If you prefer quick, cheap bites, there are two excellent tavola calda joints selling hot, prepared foods near the Rialto Bridge.
More places to Eat:
- Caffe del Doge: Coffee snobs paradise near the Rialto Bridge.
- Rialto Fish Market: Medieval market is open-sided and offers everything from crabs, octopus, squid, monkfish and more. There is also a horse butcher next door….
- All’Arco: A neighborhood osteria (casual tavern) that serves wine and cicchetti finger food. Armed with ingredients from the nearby Rialto market, this family run tavern is a must stop!
- Osteria di Santa Marina: Local eatery with delicious tuna tartare with shaved truffle and tagliatelle with cuttlefish and pistachio pesto….oh and plenty of wine.
- Antiche Carampane: No fuss, seafood focused trattoria. Sign on the door” No pizza, no lasagna, no menu turistico” Get the soft shell crabs that are deep fried and the tagliolini with baby octopus.
- Quadri: One of the city’s most highly regarded restaurants. 7 courses…. and so utterly romantic.
- 1930’s era Harry’s Bar – 1948 Giuseppe Cipriani christened his signature peach bellini cocktail – must have if visiting Venice.
- Gritti Palace’s Longhi Bar: Decorated with beautiful Venetian art, Murano glass and overlooking the stunning Grand Canal.
- La Birra di Meni: 300 beers on tap
- Caffe Florian: Hot chocolate!
- Hotel Danieli’s Bar Dandolo: Sean Connery drank here during the filming of Indiana Jones and the Last Crusade. You can’t help but feel like James Bond here 🙂
Must See / Excursions:
- Ponte dell’Accademia (at sunrise)
- The Grand Canal
- Piazza San Marco: The famous square is flanked by grand municipal buildings with a triumvirate of tower, church and palace at the end. This was where Venice announced itself to the world. One of the shops bears a statue of St. Theordore, the city’s dragon-slaying patron before St. Mark, and the other a winged lion, the symbol of the city and it’s 1000 year rebuttal of autocratic rule. Prisoners were executed between the columns – yikes!
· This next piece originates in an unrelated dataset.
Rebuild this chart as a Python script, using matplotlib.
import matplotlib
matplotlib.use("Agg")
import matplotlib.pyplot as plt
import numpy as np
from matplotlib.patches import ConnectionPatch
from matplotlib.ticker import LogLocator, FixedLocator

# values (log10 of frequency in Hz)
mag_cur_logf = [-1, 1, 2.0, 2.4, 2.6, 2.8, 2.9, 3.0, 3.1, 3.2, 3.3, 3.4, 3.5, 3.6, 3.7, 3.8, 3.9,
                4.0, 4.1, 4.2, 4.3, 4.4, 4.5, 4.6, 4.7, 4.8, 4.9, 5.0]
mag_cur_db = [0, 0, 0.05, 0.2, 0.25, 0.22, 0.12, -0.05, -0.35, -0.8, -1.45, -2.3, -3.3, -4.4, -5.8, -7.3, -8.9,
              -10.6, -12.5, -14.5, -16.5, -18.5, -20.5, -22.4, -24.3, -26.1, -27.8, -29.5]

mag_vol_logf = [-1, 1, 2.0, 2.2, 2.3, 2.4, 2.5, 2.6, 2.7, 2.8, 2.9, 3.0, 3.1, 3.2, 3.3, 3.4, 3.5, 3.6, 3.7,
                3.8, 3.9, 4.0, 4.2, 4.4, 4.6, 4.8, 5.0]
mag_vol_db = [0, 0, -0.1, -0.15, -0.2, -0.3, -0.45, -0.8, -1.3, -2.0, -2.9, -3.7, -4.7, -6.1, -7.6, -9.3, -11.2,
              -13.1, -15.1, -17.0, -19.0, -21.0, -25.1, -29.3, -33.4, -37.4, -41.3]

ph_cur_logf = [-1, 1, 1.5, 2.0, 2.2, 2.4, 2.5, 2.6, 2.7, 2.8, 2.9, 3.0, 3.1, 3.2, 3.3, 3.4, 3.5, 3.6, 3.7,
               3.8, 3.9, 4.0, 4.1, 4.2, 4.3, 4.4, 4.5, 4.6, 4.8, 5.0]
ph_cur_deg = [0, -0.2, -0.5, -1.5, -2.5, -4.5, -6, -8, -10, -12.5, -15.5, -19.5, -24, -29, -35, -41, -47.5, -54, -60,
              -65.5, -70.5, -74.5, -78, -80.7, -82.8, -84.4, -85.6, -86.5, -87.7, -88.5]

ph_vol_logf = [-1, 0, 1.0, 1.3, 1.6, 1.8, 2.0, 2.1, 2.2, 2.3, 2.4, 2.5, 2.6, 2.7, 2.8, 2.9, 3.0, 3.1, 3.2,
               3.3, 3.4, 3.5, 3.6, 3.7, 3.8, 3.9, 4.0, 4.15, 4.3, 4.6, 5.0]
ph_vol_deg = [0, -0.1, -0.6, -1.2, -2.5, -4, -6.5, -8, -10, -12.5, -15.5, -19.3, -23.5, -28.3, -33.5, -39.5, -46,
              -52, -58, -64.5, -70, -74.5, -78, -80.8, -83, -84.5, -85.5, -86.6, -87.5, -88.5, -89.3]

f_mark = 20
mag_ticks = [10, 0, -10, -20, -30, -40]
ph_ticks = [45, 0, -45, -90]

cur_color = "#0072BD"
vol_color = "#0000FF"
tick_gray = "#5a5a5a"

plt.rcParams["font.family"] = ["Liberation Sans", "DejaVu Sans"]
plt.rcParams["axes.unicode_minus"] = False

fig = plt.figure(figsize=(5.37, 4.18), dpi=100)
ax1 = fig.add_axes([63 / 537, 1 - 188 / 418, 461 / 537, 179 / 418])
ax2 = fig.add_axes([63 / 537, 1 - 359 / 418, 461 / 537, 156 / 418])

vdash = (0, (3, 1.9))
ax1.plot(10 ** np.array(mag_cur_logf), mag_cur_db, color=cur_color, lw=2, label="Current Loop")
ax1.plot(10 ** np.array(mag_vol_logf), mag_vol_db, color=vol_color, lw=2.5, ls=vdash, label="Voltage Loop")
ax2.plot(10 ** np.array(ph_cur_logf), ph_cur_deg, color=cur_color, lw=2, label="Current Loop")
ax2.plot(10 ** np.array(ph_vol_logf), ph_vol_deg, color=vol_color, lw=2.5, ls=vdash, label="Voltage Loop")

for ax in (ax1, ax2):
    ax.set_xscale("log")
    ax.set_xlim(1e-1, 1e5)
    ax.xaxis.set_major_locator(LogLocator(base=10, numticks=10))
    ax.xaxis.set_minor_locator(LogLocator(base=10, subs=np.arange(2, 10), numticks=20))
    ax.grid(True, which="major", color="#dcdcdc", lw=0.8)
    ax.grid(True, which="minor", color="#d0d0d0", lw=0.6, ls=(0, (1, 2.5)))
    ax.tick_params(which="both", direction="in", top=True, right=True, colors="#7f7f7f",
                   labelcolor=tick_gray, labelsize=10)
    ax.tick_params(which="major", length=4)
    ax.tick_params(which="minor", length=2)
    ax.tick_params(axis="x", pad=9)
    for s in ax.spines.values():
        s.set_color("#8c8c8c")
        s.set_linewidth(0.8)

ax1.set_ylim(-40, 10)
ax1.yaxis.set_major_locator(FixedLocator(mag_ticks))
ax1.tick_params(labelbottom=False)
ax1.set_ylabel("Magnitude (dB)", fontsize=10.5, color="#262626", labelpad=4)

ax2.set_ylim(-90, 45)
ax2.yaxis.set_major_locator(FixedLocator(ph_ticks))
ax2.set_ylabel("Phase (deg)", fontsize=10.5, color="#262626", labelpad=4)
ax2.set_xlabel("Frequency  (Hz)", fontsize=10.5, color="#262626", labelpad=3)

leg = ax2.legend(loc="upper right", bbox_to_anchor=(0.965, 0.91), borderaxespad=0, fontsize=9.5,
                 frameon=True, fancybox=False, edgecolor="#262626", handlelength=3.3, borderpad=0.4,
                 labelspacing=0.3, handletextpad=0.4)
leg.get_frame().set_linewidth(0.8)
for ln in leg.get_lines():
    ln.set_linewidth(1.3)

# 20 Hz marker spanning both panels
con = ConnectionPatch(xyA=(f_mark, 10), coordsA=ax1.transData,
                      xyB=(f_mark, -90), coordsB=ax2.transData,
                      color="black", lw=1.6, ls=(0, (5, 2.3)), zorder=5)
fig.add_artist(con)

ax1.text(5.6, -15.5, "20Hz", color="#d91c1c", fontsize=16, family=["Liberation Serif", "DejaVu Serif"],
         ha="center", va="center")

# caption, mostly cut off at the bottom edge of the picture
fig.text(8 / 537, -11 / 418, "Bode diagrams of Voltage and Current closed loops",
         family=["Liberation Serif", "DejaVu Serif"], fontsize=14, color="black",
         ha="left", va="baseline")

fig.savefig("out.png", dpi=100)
- Santa Maria della Salute: Built in the 1600’s to celebrate the end of the city’s last great plague.
- Saint Mark’s Basilica: Kill two birds with one stone by being at the Basilica di San Marco before it opens at 9:45am; that way you (a) get to see its treasures and the thousands of square feet of glittering mosaics, and (b) won’t have to wait in a long line, which can stretch the wait to as long as an hour or more later in the day. It consists of onion domes and Gothic spires, statues and gold mosaics. This was an expression of power vs. faith.
- Pala d’Oro: Do pay the small, separate admission fees to see the Pala d’Oro altarpiece and to visit the Marciana Museum upstairs (great close-up view of the mosaics from the balcony level).
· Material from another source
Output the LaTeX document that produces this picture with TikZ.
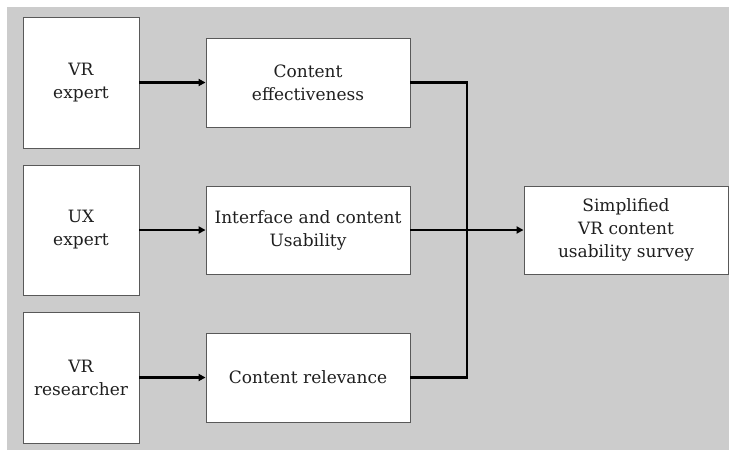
\documentclass[tikz,border=0pt]{standalone}
\usepackage{fontspec}
\setmainfont{DejaVu Serif}
\usetikzlibrary{arrows.meta}
\begin{document}
\begin{tikzpicture}[x=1pt,y=-1pt,
  box/.style={draw=black!65,line width=0.9pt,fill=white,inner sep=0pt,align=center,
    font=\fontsize{17}{23}\selectfont,text=black!88},
  conn/.style={line width=2.2pt,black},
  arr/.style={conn,-{Triangle[length=7pt,width=7pt]}}]
\useasboundingbox (0,0) rectangle (729,450);
\fill[white] (0,0) rectangle (729,450);
\fill[black!20] (7,7) rectangle (729,450);
% left column
\node[box,minimum width=116pt,minimum height=131pt] (vre) at (81,82.5) {VR\\expert};
\node[box,minimum width=116pt,minimum height=130pt] (uxe) at (81,230) {UX\\expert};
\node[box,minimum width=116pt,minimum height=131pt] (vrr) at (81,377.5) {VR\\researcher};
% middle column
\node[box,minimum width=204pt,minimum height=89pt] (ce) at (308,82.5) {Content\\effectiveness};
\node[box,minimum width=204pt,minimum height=88pt] (iu) at (308,230) {Interface and content\\Usability};
\node[box,minimum width=204pt,minimum height=89pt] (cr) at (308,377.5) {Content relevance};
% right
\node[box,minimum width=204pt,minimum height=88pt] (sv) at (626,230) {Simplified\\VR content\\usability survey};
\coordinate (j) at (467,230);
% connectors
\draw[arr] (vre) -- (ce);
\draw[arr] (uxe) -- (iu);
\draw[arr] (vrr) -- (cr);
\draw[conn] (ce.east) -| (j);
\draw[conn] (cr.east) -| (j);
\draw[arr] (iu) -- (sv);
\end{tikzpicture}
\end{document}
- Libreria Acqua Alta: “The most beautiful bookstore in the world”. It’s not, but it’s an experience in itself.
- Doge’s Palace: Be there before 11:35am to take your (pre-booked) “Secret Itineraries” tour, which in 90 minutes gives you an amazing insider’s glimpse into the hidden offices, courtrooms, archives, and prisons from which the true Venetian Republic ruled for 900 years.
- San Marco Campanile: The bell tower which actually opens before the basilica itself. Hit this one first for city panoramas from the top.
- Ca’d’Oro: Venice’s Ca’ d’Oro (Golden House) is a gorgeous 15th century palatial home housing the Galleria Giorgio Franchetti museum. Ca’ d’Oro is one of the best preserved and most impressive of the hundreds of patrician palazzi lining the Grand Canal.
- Rialto Bridge: Cross over the Grand Canal to the bridge. It’s a Renaissance stone span lined by shops…and food! Take a few minutes to wander the stalls of the Rialto Bridge on the far (S. Polo) side, then thread your way south through the S. Polo district to the Scuola Grande di San Rocco.
- A Cicchetti Crawl: Cicchetti (proucounced “chee-KET-tee”) are Venice’s verison of tapas. These are finger foods from bars called bacari traditionally washed down with an ombra (shadow), a small glass of wine. Cichetti run the gamut of, well, pretty much anything you can stick on a toothpick: calamari (in rings, or just tiny whole octopi), fried olives, cheese, sarde in soar (sweet-and-sour sardines), potato croquettes, polpette (meatballs—of beef or tuna), grilled polenta squares, salami…the list goes on. On the calories I accumulated.
- Casino di Venezia: Since the 1600’s people have been invited to throw their money around in elegant surroundings. With the slot machines juxtaposed with Renaiissance art, it’s quite a decandent experience. Caution, you will most likely walk in with more money than you walk out.
- Take a Gondola Ride
- Other Trips from Venice:
- Murano Glass: There was a time when the trade of glassblowing was an elite pursuit dominated by craftsmen in the Venetian Republic, most notably on the island of Murano in the Venetian Lagoon. It’s a must see. The products are breathtaking and $$$. I totally bought gold glasses. It’s the Italian in me.
- Giudecca: Run down area home to prisoners and exiles (Michaelangelo spent a few years here in the 1520’s) but it feels like Brooklyn.
- Shoreditch: artists and musicials – Elton John has a place here.
There is so much here that seems on the brink of falling apart or melting away. While many buildings have been restored, many are still crumbling. This is part of Venice’s appeal. The city dates back to the 5th Century, and emerged as a major world power in the 10th century. It looks it’s age…and that’s what makes it fabulous.